How many times a day do you do things seeking approval? Too many? Keep on reading.
When we are looking to be validated by others, we may say and do things to fit in and be accepted. We pretend to be someone we’re not, trading our identity, our essence, our unique blueprint in exchange for acceptance and validation from others.
Many of us are well aware that we ‘should’ be ourselves but bridging the gap between theory and practice isn’t that easy.
Why is self-acceptance difficult?
Well, there are many reasons for that, the main one being: FEAR. Fear of rejection, fear of being alone and the deepest of all, the fear of not being loved for who we truly are, etc.
The last one is especially difficult to overcome. Indeed, it’s one thing to be rejected for someone we’re not, but it’s another when we’re authentic and true to ourselves.
To avoid getting hurt and protect ourselves, we wear different masks, depending on our role, the people we are with and the situation.
We don’t want to get hurt; that’s normal, that’s human. However, looking at the same situation from another perspective: what happens when we are loved and appreciated for someone we’re not? Does it hurt less? Is it worth it?
What self-acceptance really means
Self-acceptance isn’t only about accepting the beautiful aspects of what makes you a nice and lovable person. Self-acceptance means embracing yourself as a whole; including all the facets of your personality that you don’t like so much about yourself: the good, the bad and the ugly.
- Your greed when you feel insecure and need to support yourself first;
- Your sensitivity that makes you cry in front of anyone, your boss included;
- The way you may say stupid things when you’re nervous amongst strangers;
Perfection doesn’t exist. In fact, there is no light without darkness, no cold without warmth, no strengths without weaknesses.
How to practice and develop self-acceptance
There will always be two sides of a coin, so why don’t you simply start accepting the cards you’ve been dealt instead of beating yourself up?

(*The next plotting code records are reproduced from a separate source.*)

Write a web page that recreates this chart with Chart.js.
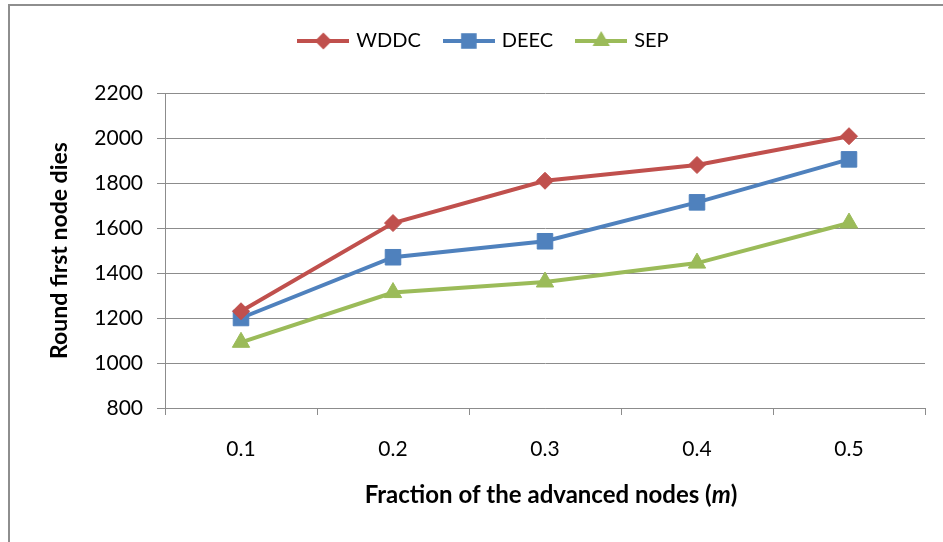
<!DOCTYPE html>
<html>
<head>
<meta charset="utf-8">
<script src="https://cdn.jsdelivr.net/npm/chart.js@4.4.1/dist/chart.umd.min.js"></script>
<style>
  html, body { margin: 0; padding: 0; background: #fff; }
  #frame {
    position: absolute; left: 8px; top: 4px;
    width: 935px; height: 538px;
    border-left: 2px solid #8e8e8e; border-top: 2px solid #8e8e8e;
  }
  canvas { display: block; }
</style>
</head>
<body>
<div id="frame"><canvas id="fnd" width="935" height="538"></canvas></div>
<script>
// --- data ---
const fractions = ['0.1', '0.2', '0.3', '0.4', '0.5'];
const wddc = [1230, 1622, 1810, 1880, 2008];
const deec = [1200, 1470, 1541, 1714, 1905];
const sep  = [1092, 1313, 1360, 1444, 1622];
const yMin = 800, yMax = 2200, yStep = 200;

const FONT = 'Lato, "Open Sans", sans-serif';
const GRID = '#8c8c8c';

const series = [
    { label: 'WDDC', data: wddc, color: '#C0504D', style: 'rectRot',  radius: 8.5 },
    { label: 'DEEC', data: deec, color: '#4F81BD', style: 'rect',     radius: 11 },
    { label: 'SEP',  data: sep,  color: '#9BBB59', style: 'triangle', radius: 10 }
];

// small canvas used as legend symbol: line with the marker on it
function legendSymbol(s) {
    const c = document.createElement('canvas');
    c.width = 52; c.height = 22;
    const g = c.getContext('2d');
    g.strokeStyle = s.color; g.fillStyle = s.color; g.lineWidth = 4;
    g.beginPath(); g.moveTo(0, 11); g.lineTo(52, 11); g.stroke();
    const x = 26, y = 11, r = s.radius;
    g.beginPath();
    if (s.style === 'rectRot') {
        g.moveTo(x - r, y); g.lineTo(x, y - r); g.lineTo(x + r, y); g.lineTo(x, y + r);
    } else if (s.style === 'rect') {
        const h = r * Math.SQRT1_2;
        g.rect(x - h, y - h, 2 * h, 2 * h);
    } else {
        g.moveTo(x, y - r);
        g.lineTo(x + r * 0.866, y + r / 2);
        g.lineTo(x - r * 0.866, y + r / 2);
    }
    g.closePath(); g.fill();
    return c;
}

// axis titles (x title has an italic "m")
const axisTitles = {
    id: 'axisTitles',
    afterLayout(chart) {
        // move the legend to where the original sits
        const lg = chart.legend;
        lg.top -= 32; lg.bottom -= 32;
        lg.left += 17; lg.right += 17;
    },
    afterDraw(chart) {
        const { ctx, chartArea } = chart;
        ctx.save();
        ctx.fillStyle = '#000';
        ctx.textBaseline = 'middle';
        const parts = [
            ['Fraction of the advanced nodes (', 'bold 24px ' + FONT],
            ['m', 'italic bold 24px ' + FONT],
            [')', 'bold 24px ' + FONT]
        ];
        let total = 0;
        parts.forEach(p => { ctx.font = p[1]; total += ctx.measureText(p[0]).width; });
        let x = (chartArea.left + chartArea.right) / 2 - total / 2 + 6;
        const y = chartArea.bottom + 87;
        ctx.textAlign = 'left';
        parts.forEach(p => {
            ctx.font = p[1];
            ctx.fillText(p[0], x, y);
            x += ctx.measureText(p[0]).width;
        });
        ctx.translate(50, (chartArea.top + chartArea.bottom) / 2);
        ctx.rotate(-Math.PI / 2);
        ctx.textAlign = 'center';
        ctx.font = 'bold 23px ' + FONT;
        ctx.fillText('Round first node dies', 0, 0);
        ctx.restore();
    }
};

const ctx = document.getElementById('fnd').getContext('2d');
new Chart(ctx, {
    type: 'line',
    data: {
        labels: fractions,
        datasets: series.map(s => ({
            label: s.label,
            data: s.data,
            borderColor: s.color,
            backgroundColor: s.color,
            borderWidth: 4,
            tension: 0,
            pointStyle: s.style,
            pointRadius: s.radius,
            pointBorderWidth: 1,
            pointBackgroundColor: s.color,
            pointBorderColor: s.color
        }))
    },
    options: {
        responsive: false,
        animation: false,
        layout: { padding: { top: 32, right: 20, left: 0, bottom: 0 } },
        scales: {
            x: {
                offset: true,
                grid: { offset: true, drawOnChartArea: false, drawTicks: true, tickLength: 7, color: GRID },
                border: { color: GRID, width: 1 },
                ticks: { color: '#000', padding: 22, font: { family: FONT, size: 21 } },
                afterFit(scale) { scale.height = 136; }
            },
            y: {
                min: yMin,
                max: yMax,
                grid: { color: GRID, tickLength: 8, lineWidth: 1 },
                border: { color: GRID, width: 1 },
                ticks: {
                    stepSize: yStep, color: '#000', padding: 14,
                    font: { family: FONT, size: 21 },
                    callback: v => String(v)
                },
                afterFit(scale) { scale.width = 155; }
            }
        },
        plugins: {
            legend: {
                position: 'top',
                labels: {
                    usePointStyle: true,
                    pointStyleWidth: 46,
                    padding: 25,
                    color: '#000',
                    font: { family: FONT, size: 20 },
                    generateLabels(chart) {
                        return Chart.defaults.plugins.legend.labels.generateLabels(chart).map((l, i) => {
                            l.pointStyle = legendSymbol(series[i]);
                            return l;
                        });
                    }
                }
            },
            tooltip: { enabled: false }
        }
    },
    plugins: [axisTitles]
});
</script>
</body>
</html>
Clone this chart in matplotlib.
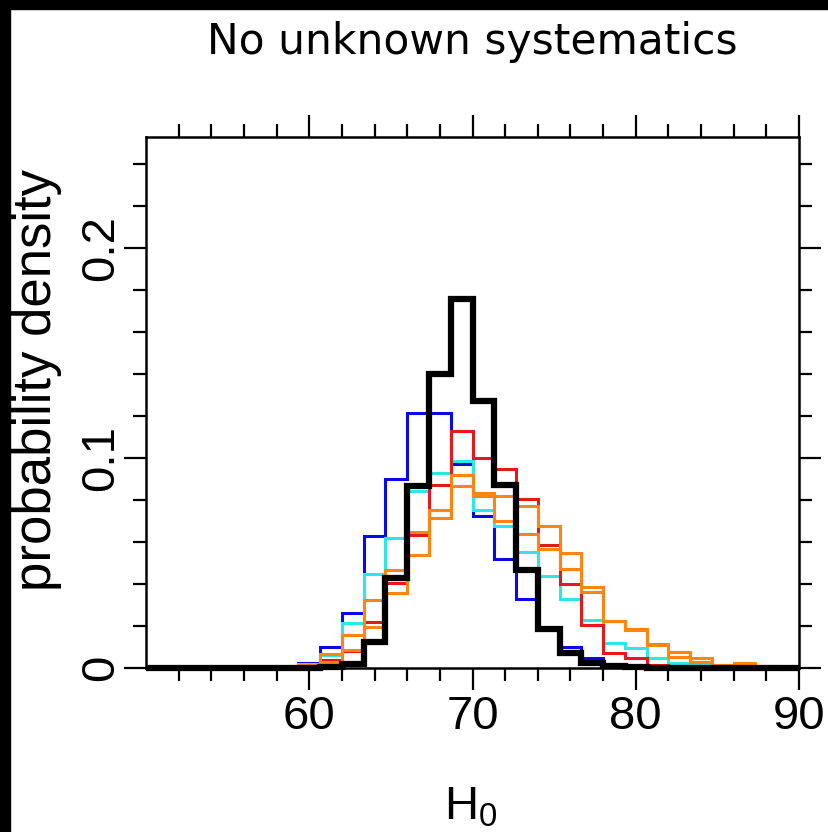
import numpy as np
import matplotlib
matplotlib.use("Agg")
import matplotlib.pyplot as plt
from matplotlib.patches import Rectangle

# histogram binning: 30 bins between 50 and 90
H0_MIN, H0_MAX, N_BINS = 50, 90, 30

# probability density per bin, one list per run
blue = [0, 0, 0, 0, 0, 0.0002, 0.0006, 0.0025, 0.0099, 0.0264,
        0.0627, 0.090, 0.1216, 0.1216, 0.097, 0.0726, 0.0519, 0.033, 0.019, 0.0102,
        0.0048, 0.0015, 0.0005, 0.0002, 0, 0, 0, 0, 0, 0]
cyan = [0, 0, 0, 0, 0, 0, 0.0006, 0.0018, 0.006, 0.0213,
        0.0449, 0.0619, 0.0842, 0.093, 0.0985, 0.0754, 0.0675, 0.0555, 0.0436, 0.0328,
        0.0229, 0.0118, 0.0094, 0.0046, 0.0022, 0.0012, 0.0005, 0.0002, 0, 0]
red = [0, 0, 0, 0, 0, 0, 0.0003, 0.001, 0.004, 0.008,
       0.022, 0.0404, 0.0635, 0.0874, 0.1128, 0.1001, 0.0948, 0.0805, 0.0587, 0.040,
       0.0205, 0.007, 0.0049, 0.0014, 0.0005, 0, 0, 0, 0, 0]
orange_a = [0, 0, 0, 0, 0, 0, 0, 0.0012, 0.0067, 0.0157,
            0.0325, 0.0468, 0.065, 0.0754, 0.0921, 0.0834, 0.0818, 0.077, 0.0675, 0.055,
            0.0388, 0.0226, 0.0185, 0.0113, 0.0078, 0.0046, 0.0014, 0.0022, 0.0008, 0]
orange_b = [0, 0, 0, 0, 0, 0, 0, 0.0006, 0.003, 0.0086,
            0.0197, 0.0357, 0.054, 0.0715, 0.0866, 0.0818, 0.0699, 0.064, 0.0568, 0.0471,
            0.036, 0.0226, 0.018, 0.011, 0.0054, 0.003, 0.0014, 0.002, 0.0008, 0]
black = [0, 0, 0, 0, 0, 0, 0, 0, 0.0005, 0.002,
         0.0126, 0.0428, 0.0866, 0.140, 0.1757, 0.127, 0.0874, 0.0468, 0.0185, 0.007,
         0.0024, 0.001, 0.0003, 0, 0, 0, 0, 0, 0, 0]

x_major = [60, 70, 80, 90]
x_minor = [52, 54, 56, 58, 62, 64, 66, 68, 72, 74, 76, 78, 82, 84, 86, 88]
y_major = [0, 0.1, 0.2]
y_minor = [0.02, 0.04, 0.06, 0.08, 0.12, 0.14, 0.16, 0.18, 0.22, 0.24]
y_labels = ["0", "0.1", "0.2"]

plt.rcParams["font.family"] = ["Liberation Sans", "DejaVu Sans"]
plt.rcParams["mathtext.default"] = "regular"

fig = plt.figure(figsize=(8.29, 8.32), dpi=100)
ax = fig.add_axes([146 / 829, 1 - 668 / 832, 653 / 829, 531 / 832])

edges = np.linspace(H0_MIN, H0_MAX, N_BINS + 1)
for vals, col in [(blue, "#0a0ae6"), (cyan, "#2fe6e6"), (red, "#e41a1a"),
                  (orange_b, "#ff8410"), (orange_a, "#ff8410")]:
    ax.stairs(vals, edges, color=col, lw=2.2, baseline=0)
ax.stairs(black, edges, color="black", lw=4.5, baseline=0, clip_on=False)

ax.set_xlim(H0_MIN, H0_MAX)
ax.set_ylim(0, 0.253)
ax.set_xticks(x_major)
ax.set_xticks(x_minor, minor=True)
ax.set_yticks(y_major)
ax.set_yticks(y_minor, minor=True)
ax.set_yticklabels(y_labels, rotation=90, va="center")

for s in ax.spines.values():
    s.set_linewidth(1.8)
ax.tick_params(which="both", direction="out", top=True, right=True, width=1.6,
               labelsize=34, pad=4)
ax.tick_params(axis="y", pad=1)
ax.tick_params(which="major", length=15.5)
ax.tick_params(which="minor", length=9.5)

ax.set_ylabel("probability density", fontsize=38)
ax.yaxis.set_label_coords(-0.128, 0.542)
ax.set_xlabel("H$_0$", fontsize=34, va="top")
ax.xaxis.set_label_coords(0.497, -0.222)

fig.text(472.5 / 829, 1 - 54 / 832, "No unknown systematics", ha="center",
         va="baseline", fontsize=30.5, family="DejaVu Sans")

# dark frame strips along the top and left edges
fig.patches.append(Rectangle((0, 1 - 9 / 832), 1, 9 / 832, transform=fig.transFigure,
                             color="black", zorder=10))
fig.patches.append(Rectangle((0, 0), 10 / 829, 1, transform=fig.transFigure,
                             color="black", zorder=10))

fig.savefig("out.png", dpi=100)
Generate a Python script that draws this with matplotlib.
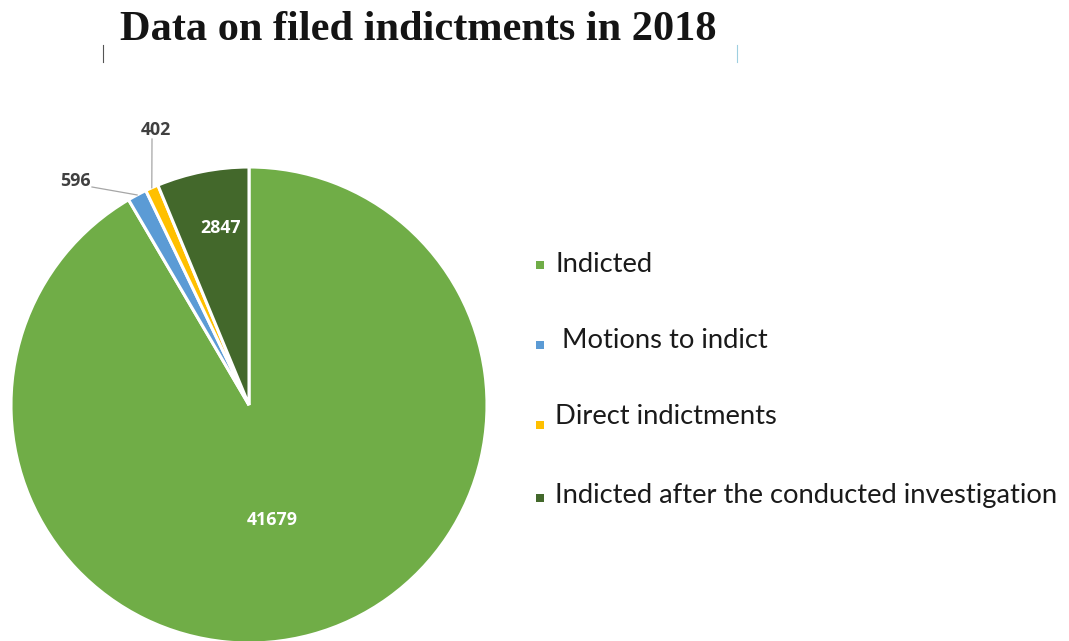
import numpy as np
import matplotlib
matplotlib.use('Agg')
import matplotlib.pyplot as plt
from matplotlib.patches import Rectangle

#################################################

Categories  = ['Indicted', ' Motions to indict', 'Direct indictments',
               'Indicted after the conducted investigation']
Values      = [41679, 596, 402, 2847]
Colors      = ['#70AD47', '#5B9BD5', '#FFC000', '#43682B']
Title       = 'Data on filed indictments in 2018'

#################################################

W, H = 1069, 641
fig = plt.figure(figsize=(W/100, H/100), dpi=100)

# pie axes: centre (249,405) px, radius 238 px
cx, cy, r = 249, 405, 238
ax = fig.add_axes([(cx-r)/W, (H-cy-r)/H, 2*r/W, 2*r/H])
wedges, _ = ax.pie(Values, colors=Colors, startangle=90, counterclock=False,
                   radius=1, wedgeprops=dict(edgecolor='white', linewidth=2.2))
ax.set_xlim(-1, 1)
ax.set_ylim(-1, 1)
ax.set_aspect('equal')
ax.axis('off')

total = float(sum(Values))
angles = []
start = 90.0
for v in Values:
    sweep = 360.0*v/total
    angles.append(np.deg2rad(start - sweep/2))
    start -= sweep

lab_font = dict(family=['Open Sans', 'DejaVu Sans'], weight='bold', fontsize=12.8)

# inside labels
ax.text(0.49*np.cos(angles[0]) - 0.03, 0.49*np.sin(angles[0]) - 0.01, str(Values[0]),
        color='white', ha='center', va='center', **lab_font)
ax.text(0.76*np.cos(angles[3]) + 0.03, 0.76*np.sin(angles[3]), str(Values[3]),
        color='white', ha='center', va='center', **lab_font)

# outside labels with leader lines
def to_ax(px, py):
    return ((px - cx)/r, (cy - py)/r)

for val, ang, lab_px, elbow_px in [(Values[1], angles[1], (75, 181), (92, 187)),
                                   (Values[2], angles[2], (156, 130), (152, 139))]:
    ex, ey = 1.0*np.cos(ang), 1.0*np.sin(ang)
    bx, by = to_ax(*elbow_px)
    ax.plot([bx, ex], [by, ey], color='#A6A6A6', lw=0.9, clip_on=False)
    lx, ly = to_ax(*lab_px)
    ax.text(lx, ly, str(val), color='#404040', ha='center', va='center', **lab_font)

# legend (entries placed as in the original layout)
leg_text_y = [265, 341, 417, 496]
leg_mark_y = [265, 345, 425, 498]
for cat, col, ty, my in zip(Categories, Colors, leg_text_y, leg_mark_y):
    fig.add_artist(Rectangle((536/W, 1 - (my + 4)/H), 8/W, 8/H,
                             facecolor=col, edgecolor='none', transform=fig.transFigure))
    fig.text(555/W, 1 - ty/H, cat, ha='left', va='center',
             family='Lato', fontsize=19.7, color='#1a1a1a')

# title
fig.text(418/W, 1 - 30/H, Title, ha='center', va='center',
         family='Liberation Serif', weight='bold', fontsize=30.5, color='#141414')
fig.add_artist(plt.Line2D([103/W, 103/W], [1-45/H, 1-62/H], color='#555555', lw=0.8))
fig.add_artist(plt.Line2D([737/W, 737/W], [1-45/H, 1-62/H], color='#9ecfe0', lw=0.8))

plt.savefig('out.png', dpi=100)
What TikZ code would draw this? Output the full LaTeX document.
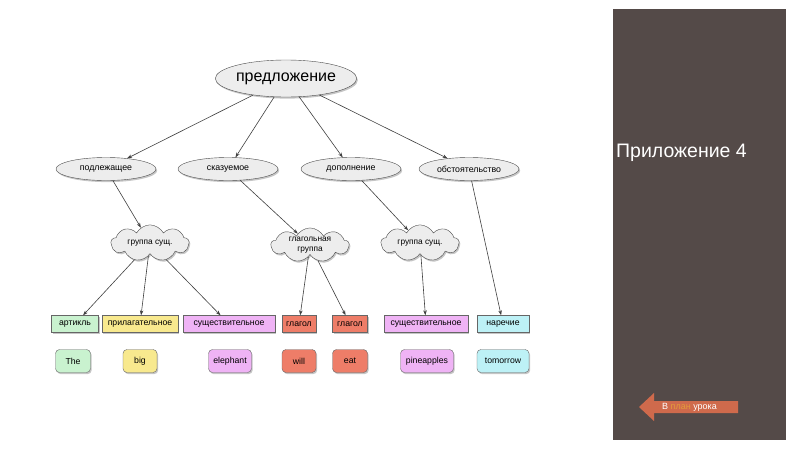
\documentclass[tikz,border=0pt]{standalone}
\usepackage{fontspec}
\setmainfont{Liberation Sans}
\usetikzlibrary{shapes.geometric,shapes.symbols,shadows,arrows.meta}
\definecolor{panel}{HTML}{544A48}
\definecolor{arrowc}{HTML}{CF6A4C}
\definecolor{linkc}{HTML}{E39B3A}
\definecolor{cgreen}{HTML}{C9F2CF}
\definecolor{cyellow}{HTML}{F8E98E}
\definecolor{cviolet}{HTML}{EFB3F5}
\definecolor{csalmon}{HTML}{EE7D68}
\definecolor{ccyan}{HTML}{BDF1F6}
\definecolor{nodefill}{HTML}{EDEDED}
\tikzset{
  shad/.style={drop shadow={shadow xshift=1.2pt,shadow yshift=-1.6pt,opacity=0.45}},
  ell/.style={ellipse, draw=black!70, fill=nodefill, shad, inner sep=0pt,
    minimum height=23pt, minimum width=100pt, font=\fontsize{8.8}{10}\selectfont},
  rootell/.style={ell, minimum width=138pt, minimum height=37pt, font=\fontsize{16}{18}\selectfont},
  cloudnode/.style={cloud, cloud puffs=9, cloud puff arc=125, aspect=2.6, draw=black!70,
    fill=nodefill, shad, inner sep=0pt, minimum width=78pt, minimum height=31pt,
    align=center, font=\fontsize{8.3}{9.8}\selectfont},
  cat/.style={rectangle, draw=black!60, shad, inner sep=0pt, minimum height=17pt,
    font=\fontsize{8.7}{10}\selectfont},
  word/.style={rectangle, rounded corners=4pt, draw=black!60, shad, inner sep=0pt,
    minimum height=23pt, font=\fontsize{8.7}{10}\selectfont},
  arr/.style={draw=black!75, line width=0.6pt, -{Stealth[length=5pt,width=3.5pt]}}
}
\begin{document}
\begin{tikzpicture}[x=1pt,y=-1pt]
\useasboundingbox (0,0) rectangle (800,450);
\fill[white] (0,0) rectangle (800,450);

% root and level 2
\node[rootell] (root) at (286,78.5) {предложение};
\node[ell] (podl) at (106,169) {подлежащее};
\node[ell] (skaz) at (228,169) {сказуемое};
\node[ell] (dop) at (351,169) {дополнение};
\node[ell] (obst) at (469,169) {обстоятельство};

% clouds
\node[cloudnode] (g1) at (150,243) {группа сущ.};
\node[cloudnode] (g2) at (310,245) {глагольная\\группа};
\node[cloudnode] (g3) at (420,243) {группа сущ.};

% categories
\node[cat, fill=cgreen, minimum width=47pt] (c1) at (75,324) {артикль};
\node[cat, fill=cyellow, minimum width=76pt] (c2) at (140,324) {прилагательное};
\node[cat, fill=cviolet, minimum width=92pt] (c3) at (229,324) {существительное};
\node[cat, fill=csalmon, minimum width=34pt] (c4) at (299,324) {глагол};
\node[cat, fill=csalmon, minimum width=35pt] (c5) at (350,324) {глагол};
\node[cat, fill=cviolet, minimum width=84pt] (c6) at (426,324) {существительное};
\node[cat, fill=ccyan, minimum width=52pt] (c7) at (503,324) {наречие};

% words
\node[word, fill=cgreen, minimum width=35pt] (w1) at (73,361) {The};
\node[word, fill=cyellow, minimum width=34pt] (w2) at (140,361) {big};
\node[word, fill=cviolet, minimum width=43pt] (w3) at (230,361) {elephant};
\node[word, fill=csalmon, minimum width=34pt] (w4) at (299,361) {will};
\node[word, fill=csalmon, minimum width=35pt] (w5) at (350,361) {eat};
\node[word, fill=cviolet, minimum width=53pt] (w6) at (427,361) {pineapples};
\node[word, fill=ccyan, minimum width=52pt] (w7) at (503,361) {tomorrow};

% connectors
\draw[arr] (root) -- (podl);
\draw[arr] (root) -- (skaz);
\draw[arr] (root) -- (dop);
\draw[arr] (root) -- (obst);
\draw[arr] (podl) -- (g1);
\draw[arr] (skaz) -- (g2);
\draw[arr] (dop) -- (g3);
\draw[arr] (obst) -- (c7);
\draw[arr] (g1) -- (c1);
\draw[arr] (g1) -- (c2);
\draw[arr] (g1) -- (c3);
\draw[arr] (g2) -- (c4);
\draw[arr] (g2) -- (c5);
\draw[arr] (g3) -- (c6);

% right panel
\fill[panel] (613,9) rectangle (786,440);
\node[anchor=west, text=white, inner sep=0pt, font=\fontsize{19.5}{22}\selectfont] (title) at (616,153) {Приложение 4};
\fill[arrowc] (639,407) -- (654,393) -- (654,401) -- (738,401) -- (738,413) -- (654,413) -- (654,421) -- cycle;
\node[anchor=west, text=white, inner sep=0pt, font=\fontsize{9}{10}\selectfont] (back) at (662,407) {В \textcolor{linkc}{план} урока};
\end{tikzpicture}
\end{document}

Here are a few things you can do to get started:
1. Be kind to yourself
We know that we should be kind to others, but we’re usually way less kind to ourselves. Treat yourself with a gift, a yummy meal and positive self-talk. What you do for yourself is just as important as what you think about yourself; be mindful.
2. Practice self-compassion
Acknowledge that being imperfect is part of being human. There will be bumps on the road and you’ll experience difficult moments, but no matter what you do, you always do your best.
3. Forgive yourself
You’ve made mistakes and you will probably make more. Is it worth it to dwell so much on your past? Focus instead on the lessons you’ve learnt and try to be better next time.
4. Build upon your strengths
You have some qualities that, when taken altogether make you unique and beautiful. Highlight those qualities by using them as often as possible (being helpful, open-minded, friendly, caring, etc.).
5. Accept your flaws
Your flaws, just like your qualities, are part of who you are. Of course, you can improve to some extent but don’t fight against what you can’t change. Instead, acknowledge that they’re there and embrace them.
Self-acceptance isn’t a skill that you learn overnight; it’s a practice you acquire over time. Be mindful and practice everyday so you’ll feel more serene over time, become aware of your own abilities and skills, and know you can support yourself.